Dataset excerpt:
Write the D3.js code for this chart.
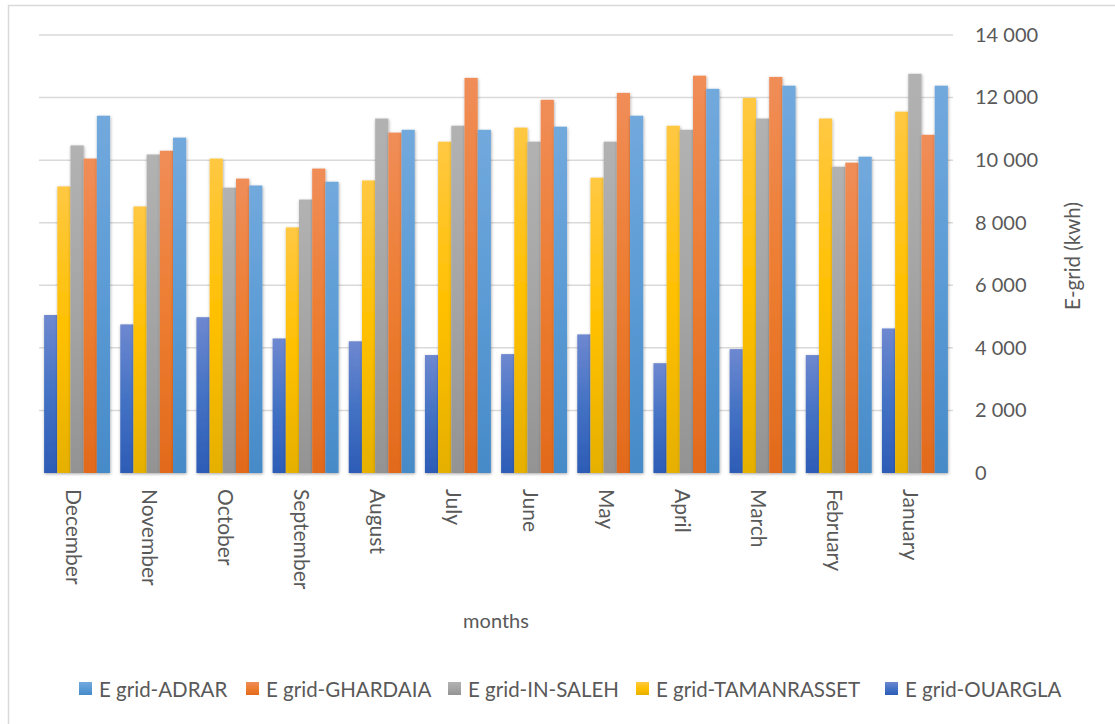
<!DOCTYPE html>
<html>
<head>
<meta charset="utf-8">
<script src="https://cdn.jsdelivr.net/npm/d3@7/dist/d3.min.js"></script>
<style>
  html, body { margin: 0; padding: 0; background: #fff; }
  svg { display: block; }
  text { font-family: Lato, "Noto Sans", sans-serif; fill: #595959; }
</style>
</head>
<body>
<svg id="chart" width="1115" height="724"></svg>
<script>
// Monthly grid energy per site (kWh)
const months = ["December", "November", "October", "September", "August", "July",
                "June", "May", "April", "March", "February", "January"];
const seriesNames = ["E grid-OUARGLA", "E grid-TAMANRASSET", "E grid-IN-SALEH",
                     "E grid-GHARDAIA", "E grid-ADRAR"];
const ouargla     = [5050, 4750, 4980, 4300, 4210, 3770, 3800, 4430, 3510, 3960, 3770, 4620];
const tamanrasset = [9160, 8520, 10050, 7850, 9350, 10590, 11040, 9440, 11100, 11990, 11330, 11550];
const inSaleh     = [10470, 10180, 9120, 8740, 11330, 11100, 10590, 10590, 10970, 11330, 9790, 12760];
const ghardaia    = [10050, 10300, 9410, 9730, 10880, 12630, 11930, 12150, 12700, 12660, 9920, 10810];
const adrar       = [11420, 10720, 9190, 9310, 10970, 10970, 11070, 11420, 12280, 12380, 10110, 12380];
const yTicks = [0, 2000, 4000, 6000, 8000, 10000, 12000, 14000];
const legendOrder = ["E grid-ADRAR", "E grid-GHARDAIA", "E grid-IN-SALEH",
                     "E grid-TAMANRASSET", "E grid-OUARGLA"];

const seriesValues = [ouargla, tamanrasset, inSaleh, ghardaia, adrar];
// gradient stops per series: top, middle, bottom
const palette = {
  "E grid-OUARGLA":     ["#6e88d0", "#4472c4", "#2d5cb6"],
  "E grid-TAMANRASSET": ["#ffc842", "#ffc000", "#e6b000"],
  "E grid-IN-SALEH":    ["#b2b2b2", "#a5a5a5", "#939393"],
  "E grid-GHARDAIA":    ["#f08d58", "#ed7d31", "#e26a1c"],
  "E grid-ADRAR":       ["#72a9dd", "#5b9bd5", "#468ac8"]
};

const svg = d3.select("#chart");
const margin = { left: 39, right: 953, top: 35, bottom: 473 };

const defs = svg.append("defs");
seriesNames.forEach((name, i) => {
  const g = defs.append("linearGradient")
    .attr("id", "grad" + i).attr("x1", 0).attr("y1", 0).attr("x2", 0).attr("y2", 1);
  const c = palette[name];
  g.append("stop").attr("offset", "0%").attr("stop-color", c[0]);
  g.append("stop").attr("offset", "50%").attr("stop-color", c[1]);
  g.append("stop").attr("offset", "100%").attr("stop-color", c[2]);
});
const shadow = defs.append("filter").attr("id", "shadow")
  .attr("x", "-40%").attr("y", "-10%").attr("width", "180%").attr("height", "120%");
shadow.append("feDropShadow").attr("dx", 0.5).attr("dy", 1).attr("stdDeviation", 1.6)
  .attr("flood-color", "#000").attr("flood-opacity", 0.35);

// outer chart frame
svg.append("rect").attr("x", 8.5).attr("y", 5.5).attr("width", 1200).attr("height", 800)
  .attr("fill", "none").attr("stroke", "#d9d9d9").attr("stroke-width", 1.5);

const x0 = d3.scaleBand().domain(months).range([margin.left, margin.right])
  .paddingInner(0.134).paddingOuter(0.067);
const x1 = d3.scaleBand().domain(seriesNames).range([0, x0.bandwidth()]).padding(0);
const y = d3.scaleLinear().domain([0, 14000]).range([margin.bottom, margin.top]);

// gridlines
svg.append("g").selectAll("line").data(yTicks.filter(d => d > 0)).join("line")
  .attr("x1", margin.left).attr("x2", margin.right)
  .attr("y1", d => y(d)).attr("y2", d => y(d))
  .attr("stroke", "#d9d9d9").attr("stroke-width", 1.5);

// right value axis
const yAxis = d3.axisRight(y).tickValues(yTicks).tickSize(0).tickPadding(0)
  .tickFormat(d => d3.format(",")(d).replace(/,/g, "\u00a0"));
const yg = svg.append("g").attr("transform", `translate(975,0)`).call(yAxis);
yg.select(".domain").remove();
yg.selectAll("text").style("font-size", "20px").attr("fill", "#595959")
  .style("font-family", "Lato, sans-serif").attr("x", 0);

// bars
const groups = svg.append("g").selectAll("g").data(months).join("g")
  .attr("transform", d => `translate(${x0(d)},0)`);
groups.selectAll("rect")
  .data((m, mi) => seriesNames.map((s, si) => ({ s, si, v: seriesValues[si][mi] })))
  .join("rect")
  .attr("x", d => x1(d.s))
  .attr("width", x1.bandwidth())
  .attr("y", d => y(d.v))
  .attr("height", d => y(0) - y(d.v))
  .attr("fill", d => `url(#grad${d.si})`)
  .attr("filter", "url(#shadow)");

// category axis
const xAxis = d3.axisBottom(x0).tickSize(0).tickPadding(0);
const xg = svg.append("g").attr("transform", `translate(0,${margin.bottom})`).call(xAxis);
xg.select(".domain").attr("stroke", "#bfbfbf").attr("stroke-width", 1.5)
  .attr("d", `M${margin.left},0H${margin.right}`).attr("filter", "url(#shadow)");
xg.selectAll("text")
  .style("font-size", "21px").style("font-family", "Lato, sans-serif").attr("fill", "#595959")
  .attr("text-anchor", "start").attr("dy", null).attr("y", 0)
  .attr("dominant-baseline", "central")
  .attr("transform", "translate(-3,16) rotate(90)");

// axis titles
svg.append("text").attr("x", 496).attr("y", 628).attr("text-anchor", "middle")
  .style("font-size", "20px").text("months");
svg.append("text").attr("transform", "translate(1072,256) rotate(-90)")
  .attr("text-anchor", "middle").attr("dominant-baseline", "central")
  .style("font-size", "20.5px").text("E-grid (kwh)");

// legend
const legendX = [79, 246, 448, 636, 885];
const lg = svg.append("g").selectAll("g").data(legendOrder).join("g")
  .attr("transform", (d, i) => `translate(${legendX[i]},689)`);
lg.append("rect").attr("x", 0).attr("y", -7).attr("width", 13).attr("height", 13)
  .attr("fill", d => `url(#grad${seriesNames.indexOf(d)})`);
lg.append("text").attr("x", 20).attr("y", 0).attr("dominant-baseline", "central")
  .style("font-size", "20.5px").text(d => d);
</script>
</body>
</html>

Your task: Exclude the pictures. Write out the remaining data exactly.

Solution to this task:
Write the D3.js code for this chart.
<!DOCTYPE html>
<html>
<head>
<meta charset="utf-8">
<script src="https://cdn.jsdelivr.net/npm/d3@7/dist/d3.min.js"></script>
<style>
  html, body { margin: 0; padding: 0; background: #fff; }
  svg { display: block; }
  text { font-family: Lato, "Noto Sans", sans-serif; fill: #595959; }
</style>
</head>
<body>
<svg id="chart" width="1115" height="724"></svg>
<script>
// Monthly grid energy per site (kWh)
const months = ["December", "November", "October", "September", "August", "July",
                "June", "May", "April", "March", "February", "January"];
const seriesNames = ["E grid-OUARGLA", "E grid-TAMANRASSET", "E grid-IN-SALEH",
                     "E grid-GHARDAIA", "E grid-ADRAR"];
const ouargla     = [5050, 4750, 4980, 4300, 4210, 3770, 3800, 4430, 3510, 3960, 3770, 4620];
const tamanrasset = [9160, 8520, 10050, 7850, 9350, 10590, 11040, 9440, 11100, 11990, 11330, 11550];
const inSaleh     = [10470, 10180, 9120, 8740, 11330, 11100, 10590, 10590, 10970, 11330, 9790, 12760];
const ghardaia    = [10050, 10300, 9410, 9730, 10880, 12630, 11930, 12150, 12700, 12660, 9920, 10810];
const adrar       = [11420, 10720, 9190, 9310, 10970, 10970, 11070, 11420, 12280, 12380, 10110, 12380];
const yTicks = [0, 2000, 4000, 6000, 8000, 10000, 12000, 14000];
const legendOrder = ["E grid-ADRAR", "E grid-GHARDAIA", "E grid-IN-SALEH",
                     "E grid-TAMANRASSET", "E grid-OUARGLA"];

const seriesValues = [ouargla, tamanrasset, inSaleh, ghardaia, adrar];
// gradient stops per series: top, middle, bottom
const palette = {
  "E grid-OUARGLA":     ["#6e88d0", "#4472c4", "#2d5cb6"],
  "E grid-TAMANRASSET": ["#ffc842", "#ffc000", "#e6b000"],
  "E grid-IN-SALEH":    ["#b2b2b2", "#a5a5a5", "#939393"],
  "E grid-GHARDAIA":    ["#f08d58", "#ed7d31", "#e26a1c"],
  "E grid-ADRAR":       ["#72a9dd", "#5b9bd5", "#468ac8"]
};

const svg = d3.select("#chart");
const margin = { left: 39, right: 953, top: 35, bottom: 473 };

const defs = svg.append("defs");
seriesNames.forEach((name, i) => {
  const g = defs.append("linearGradient")
    .attr("id", "grad" + i).attr("x1", 0).attr("y1", 0).attr("x2", 0).attr("y2", 1);
  const c = palette[name];
  g.append("stop").attr("offset", "0%").attr("stop-color", c[0]);
  g.append("stop").attr("offset", "50%").attr("stop-color", c[1]);
  g.append("stop").attr("offset", "100%").attr("stop-color", c[2]);
});
const shadow = defs.append("filter").attr("id", "shadow")
  .attr("x", "-40%").attr("y", "-10%").attr("width", "180%").attr("height", "120%");
shadow.append("feDropShadow").attr("dx", 0.5).attr("dy", 1).attr("stdDeviation", 1.6)
  .attr("flood-color", "#000").attr("flood-opacity", 0.35);

// outer chart frame
svg.append("rect").attr("x", 8.5).attr("y", 5.5).attr("width", 1200).attr("height", 800)
  .attr("fill", "none").attr("stroke", "#d9d9d9").attr("stroke-width", 1.5);

const x0 = d3.scaleBand().domain(months).range([margin.left, margin.right])
  .paddingInner(0.134).paddingOuter(0.067);
const x1 = d3.scaleBand().domain(seriesNames).range([0, x0.bandwidth()]).padding(0);
const y = d3.scaleLinear().domain([0, 14000]).range([margin.bottom, margin.top]);

// gridlines
svg.append("g").selectAll("line").data(yTicks.filter(d => d > 0)).join("line")
  .attr("x1", margin.left).attr("x2", margin.right)
  .attr("y1", d => y(d)).attr("y2", d => y(d))
  .attr("stroke", "#d9d9d9").attr("stroke-width", 1.5);

// right value axis
const yAxis = d3.axisRight(y).tickValues(yTicks).tickSize(0).tickPadding(0)
  .tickFormat(d => d3.format(",")(d).replace(/,/g, "\u00a0"));
const yg = svg.append("g").attr("transform", `translate(975,0)`).call(yAxis);
yg.select(".domain").remove();
yg.selectAll("text").style("font-size", "20px").attr("fill", "#595959")
  .style("font-family", "Lato, sans-serif").attr("x", 0);

// bars
const groups = svg.append("g").selectAll("g").data(months).join("g")
  .attr("transform", d => `translate(${x0(d)},0)`);
groups.selectAll("rect")
  .data((m, mi) => seriesNames.map((s, si) => ({ s, si, v: seriesValues[si][mi] })))
  .join("rect")
  .attr("x", d => x1(d.s))
  .attr("width", x1.bandwidth())
  .attr("y", d => y(d.v))
  .attr("height", d => y(0) - y(d.v))
  .attr("fill", d => `url(#grad${d.si})`)
  .attr("filter", "url(#shadow)");

// category axis
const xAxis = d3.axisBottom(x0).tickSize(0).tickPadding(0);
const xg = svg.append("g").attr("transform", `translate(0,${margin.bottom})`).call(xAxis);
xg.select(".domain").attr("stroke", "#bfbfbf").attr("stroke-width", 1.5)
  .attr("d", `M${margin.left},0H${margin.right}`).attr("filter", "url(#shadow)");
xg.selectAll("text")
  .style("font-size", "21px").style("font-family", "Lato, sans-serif").attr("fill", "#595959")
  .attr("text-anchor", "start").attr("dy", null).attr("y", 0)
  .attr("dominant-baseline", "central")
  .attr("transform", "translate(-3,16) rotate(90)");

// axis titles
svg.append("text").attr("x", 496).attr("y", 628).attr("text-anchor", "middle")
  .style("font-size", "20px").text("months");
svg.append("text").attr("transform", "translate(1072,256) rotate(-90)")
  .attr("text-anchor", "middle").attr("dominant-baseline", "central")
  .style("font-size", "20.5px").text("E-grid (kwh)");

// legend
const legendX = [79, 246, 448, 636, 885];
const lg = svg.append("g").selectAll("g").data(legendOrder).join("g")
  .attr("transform", (d, i) => `translate(${legendX[i]},689)`);
lg.append("rect").attr("x", 0).attr("y", -7).attr("width", 13).attr("height", 13)
  .attr("fill", d => `url(#grad${seriesNames.indexOf(d)})`);
lg.append("text").attr("x", 20).attr("y", 0).attr("dominant-baseline", "central")
  .style("font-size", "20.5px").text(d => d);
</script>
</body>
</html>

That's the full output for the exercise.